To support children with developmental delays and disabilities and ensure they receive nurturing care, the UNICEF and WHO report urges actions at several levels:

  • Governments should adopt policies, laws and national strategies that promote equitable access and deinstitutionalization—caring for children in community-based settings instead of institutional ones. Social benefit policies—including income support, health insurance and education assistance—can also ease the additional costs that families face.
  • Prevention, promotion, early identification and intervention services should be culturally and linguistically appropriate, as well as offered in a confidential and ethical manner. The brief promotes a twin-track approach, which includes mainstream or universal services for all children and caregivers alongside targeted services for those requiring additional support.
  • Communities can build inclusion for children with disabilities by challenging stigma and false beliefs, ensuring common spaces are accessible and welcoming and involving organizations run by persons with disabilities in co-designing solutions.
  • Service providers should offer physical and mental health support to caregivers of children with developmental delays and disabilities, and identify central points of contact within communities to share information on available services and support for caregivers.

Implications

The UNICEF and WHO brief aligns with the Foundation’s family-centered approach to ensuring children with developmental delays and disabilities get their best start in life.
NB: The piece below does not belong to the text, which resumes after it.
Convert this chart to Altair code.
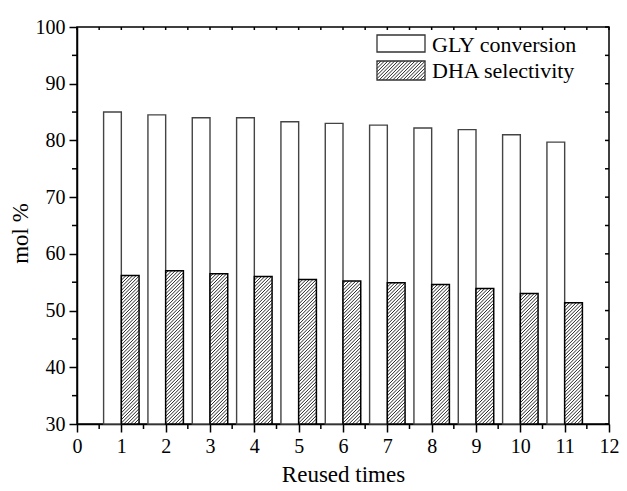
import altair as alt
import pandas as pd

# ---- data ----
reuse = list(range(1, 12))
gly_conversion = [85.0, 84.5, 84.0, 84.0, 83.3, 83.0, 82.7, 82.2, 81.9, 81.0, 79.7]
dha_selectivity = [56.2, 57.0, 56.5, 56.0, 55.5, 55.2, 54.9, 54.6, 53.9, 53.0, 51.4]
series_names = ["GLY conversion", "DHA selectivity"]
x_ticks = list(range(0, 13))
x_minor = [i + 0.5 for i in range(12)]
x_top = [i * 0.5 for i in range(25)]
y_ticks = list(range(30, 101, 10))
y_minor = list(range(35, 100, 10))
y_right = list(range(30, 101, 5))

W, H = 532, 397
XMIN, XMAX, YMIN, YMAX = 0, 12, 30, 100
BAR_W = 0.4
kx = W / (XMAX - XMIN)
ky = H / (YMAX - YMIN)
FONT = "Liberation Serif"

xs = alt.Scale(domain=[XMIN, XMAX], nice=False, zero=False)
ys = alt.Scale(domain=[YMIN, YMAX], nice=False, zero=False)

bars = pd.DataFrame({
    "reuse": reuse,
    "gly": gly_conversion,
    "dha": dha_selectivity,
})
bars["g0"] = bars["reuse"] - BAR_W
bars["g1"] = bars["reuse"]
bars["d0"] = bars["reuse"]
bars["d1"] = bars["reuse"] + BAR_W
bars["base"] = YMIN


def hatch(left_px, top_px, w, h, step=3.4):
    """45-degree '////' hatch lines inside a pixel rectangle, returned in data units."""
    out = []
    c = -w + step / 2
    while c < h:
        p0 = max(0.0, -c)
        p1 = min(w, h - c)
        if p1 > p0:
            xa, ya = left_px + p0, top_px + h - (p0 + c)
            xb, yb = left_px + p1, top_px + h - (p1 + c)
            out.append({
                "x": XMIN + xa / kx, "y": YMAX - ya / ky,
                "x2": XMIN + xb / kx, "y2": YMAX - yb / ky,
            })
        c += step
    return out


hrows = []
for r, v in zip(reuse, dha_selectivity):
    left = (r - XMIN) * kx
    hh = (v - YMIN) * ky
    hrows += hatch(left, H - hh, BAR_W * kx, hh)

LX0, LX1 = 300, 348
L1 = (8, 25)
L2 = (34, 53)
lrows = hatch(LX0, L2[0], LX1 - LX0, L2[1] - L2[0])
hatch_df = pd.DataFrame(hrows + lrows)

axis_font = dict(labelFont=FONT, titleFont=FONT, labelFlush=False)

gly_bars = alt.Chart(bars).mark_rect(
    fill="white", stroke="#444444", strokeWidth=1.4
).encode(
    x=alt.X("g0:Q", scale=xs, title="Reused times",
            axis=alt.Axis(values=x_ticks, format="d", titlePadding=7, **axis_font)),
    x2="g1:Q",
    y=alt.Y("gly:Q", scale=ys, title="mol %",
            axis=alt.Axis(values=y_ticks, format="d", titlePadding=3, titleY=206, **axis_font)),
    y2="base:Q",
)

dha_fill = alt.Chart(bars).mark_rect(fill="white", strokeWidth=0).encode(
    x=alt.X("d0:Q", scale=xs, title="Reused times"), x2="d1:Q",
    y=alt.Y("dha:Q", scale=ys, title="mol %"), y2="base:Q",
)

hatch_layer = alt.Chart(hatch_df).mark_rule(color="black", strokeWidth=0.85).encode(
    x=alt.X("x:Q", scale=xs, title="Reused times"), x2="x2:Q",
    y=alt.Y("y:Q", scale=ys, title="mol %"), y2="y2:Q",
)

dha_outline = alt.Chart(bars).mark_rect(
    fill=None, fillOpacity=0, stroke="black", strokeWidth=1.5
).encode(
    x=alt.X("d0:Q", scale=xs, title="Reused times"), x2="d1:Q",
    y=alt.Y("dha:Q", scale=ys, title="mol %"), y2="base:Q",
)

xmin_df = pd.DataFrame({"t": x_minor})
x_minor_ticks = alt.Chart(xmin_df).mark_rule(color="black", strokeWidth=1.5).encode(
    x=alt.X("t:Q", scale=xs, title="Reused times"), y=alt.value(H), y2=alt.value(H + 5),
)
ymin_df = pd.DataFrame({"t": y_minor})
y_minor_ticks = alt.Chart(ymin_df).mark_rule(color="black", strokeWidth=1.5).encode(
    y=alt.Y("t:Q", scale=ys, title="mol %"), x=alt.value(0), x2=alt.value(-5),
)
xtop_df = pd.DataFrame({"t": x_top})
x_top_ticks = alt.Chart(xtop_df).mark_rule(color="black", strokeWidth=1.5).encode(
    x=alt.X("t:Q", scale=xs, title="Reused times"), y=alt.value(0), y2=alt.value(3),
)
yr_df = pd.DataFrame({"t": y_right})
y_right_ticks = alt.Chart(yr_df).mark_rule(color="black", strokeWidth=1.5).encode(
    y=alt.Y("t:Q", scale=ys, title="mol %"), x=alt.value(W), x2=alt.value(W - 4),
)

one = pd.DataFrame({"label": [series_names[0]]})
two = pd.DataFrame({"label": [series_names[1]]})
leg_box1 = alt.Chart(one).mark_rect(fill="white", stroke="#333333", strokeWidth=1.3).encode(
    x=alt.value(LX0), x2=alt.value(LX1), y=alt.value(L1[0]), y2=alt.value(L1[1]),
)
leg_box2 = alt.Chart(two).mark_rect(fill=None, fillOpacity=0, stroke="#333333", strokeWidth=1.3).encode(
    x=alt.value(LX0), x2=alt.value(LX1), y=alt.value(L2[0]), y2=alt.value(L2[1]),
)
leg_text1 = alt.Chart(one).mark_text(
    align="left", baseline="alphabetic", font=FONT, fontSize=22, color="black"
).encode(x=alt.value(LX1 + 7), y=alt.value(25), text="label:N")
leg_text2 = alt.Chart(two).mark_text(
    align="left", baseline="alphabetic", font=FONT, fontSize=22, color="black"
).encode(x=alt.value(LX1 + 7), y=alt.value(51), text="label:N")

chart = alt.layer(
    gly_bars, dha_fill, hatch_layer, dha_outline,
    x_minor_ticks, y_minor_ticks, x_top_ticks, y_right_ticks,
    leg_box1, leg_box2, leg_text1, leg_text2,
).properties(
    width=W, height=H,
    background="white",
    autosize=alt.AutoSizeParams(type="none"),
    padding={"left": 69, "top": 19, "right": 10, "bottom": 65},
).configure(
    font=FONT,
).configure_view(
    stroke="black", strokeWidth=1.5,
).configure_axis(
    labelFont=FONT, labelFontSize=20, labelColor="black", labelPadding=4,
    labelFlush=False,
    titleFont=FONT, titleFontSize=23, titleFontWeight="normal", titleColor="black",
    domainColor="black", domainWidth=1.5, tickColor="black", tickWidth=1.5,
    tickSize=8, grid=False,
)

chart.save("out.html", embed_options={"renderer": "svg", "actions": False})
Action is needed within health, nutrition, education and social protection systems, but it is equally important to make sure that the parents and caregivers of young children with developmental delays and disabilities have the partnership, guidance and backing they need to support their children. Caregivers, families, and communities are at the heart of nurturing care for young children with developmental delays and disabilities, and we remain committed to investing in approaches that strengthen the support systems around them. That way, all young children have the opportunity to thrive in nurturing, inclusive environments.